Porsi musikal cukup mendominasi jalan cerita. Tanpa musikal, cerita yang ditulis oleh Lamar Trotti ini pasti cukup panjang. Ini yang akan membuat penonton akan terasa cepat sekali dengan plot cerita yang terkesan hadir begitu saja. Terbukti, tidak akan ada perbedaan yang terlihat jelas dari makeup pada Terence dan Molly.

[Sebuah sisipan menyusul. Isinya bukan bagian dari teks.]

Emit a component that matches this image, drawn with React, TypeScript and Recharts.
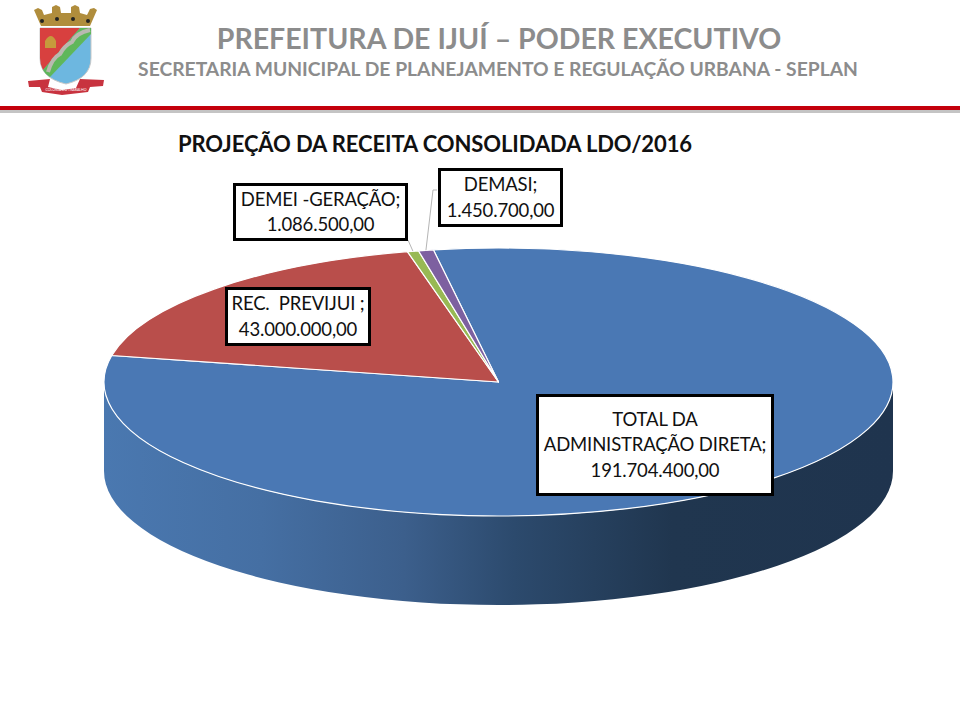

Kalau bicara set film ini, terlihat jelas kalau film ini dibuat dari salah satu stage milik Twentieth Century Fox. Saat saya mengeceknya di IMDB, benar saja, film ini dibuat di Stage 9. Kesan glamour, elegan dan mewah terasa memenuhi tontonan. Bermainkan banyak penari di nomor-nomor musikal, sampai kostum buatan Charles Le Maire, Travilla, dan Miles White yang tampil menonjol di sepanjang film. Khususnya, pada gaun-gaun yang dikenakan Merman dan Monroe di sepanjang film.
Di balik dari kesan yang menghibur, film musikal ini sebetulnya punya beberapa hal yang hadir secara implisit. Misalnya saat bagaimana Monroe yang masih sempat untuk menampilkan adegan bagian tangan dari gaun yang terjatuh, yang kemudian dengan sigap diangkatnya dan tidak menjadi adegan plus di film ini. Begitupun saat karakter Steve yang sedang dibahas kedua orangtuanya. Steve sangat berbeda dengan Tim yang playboy, yang memberikan kesan kalau Ia seorang gay. Walaupun pada masanya terbilang tidak begitu lazim, dalam kenyataannya, di tahun-tahun berikutnya, Johnnie Ray yang memerankan Steve merupakan seorang homoseksual.
Film ini menghabiskan biaya sekitar $4,340,000 dan hanya meraih $5,103,555. Faktor banyak delay pada produksi membuat biaya film ini membengkak. Dari angka, mungkin terlihat untung. Tetapi dari sisi studio mereka malah merugi. Salah satu yang paling terlihat jelas saat ini merupakan debut sekaligus the only one film buat Johnnie Ray. Ray yang juga merupakan seorang traditional pop singer, jauh lebih berhasil saat Ia mengembangkan genre Rock and Roll di masanya.
Film ini disutradarai Walter Lang, sosok yang nantinya akan menyutradarai “The King and I.” Alhasil, Lang menghadirkan sebuah tontonan yang masih cukup menghibur, tetapi kurang berkesan. Sayang, durasi panjang film ini seringkali membuatnya tidak ditayangkan di televisi pada dekade-dekade berikutnya dan menjadi salah satu yang terlupakan. Menyaksikan film ini seperti membawa penonton ke jaman kejayaan musikal, terutama saat film berwarna mulai mendominasi film hitam putih. Setelah menyaksikan film ini, saya menimpulkan tiga alasan kenapa film ini menarik: Irving Berlin’s Songbook, Ethel Merman and Marilyn! It’s time for The Donahues!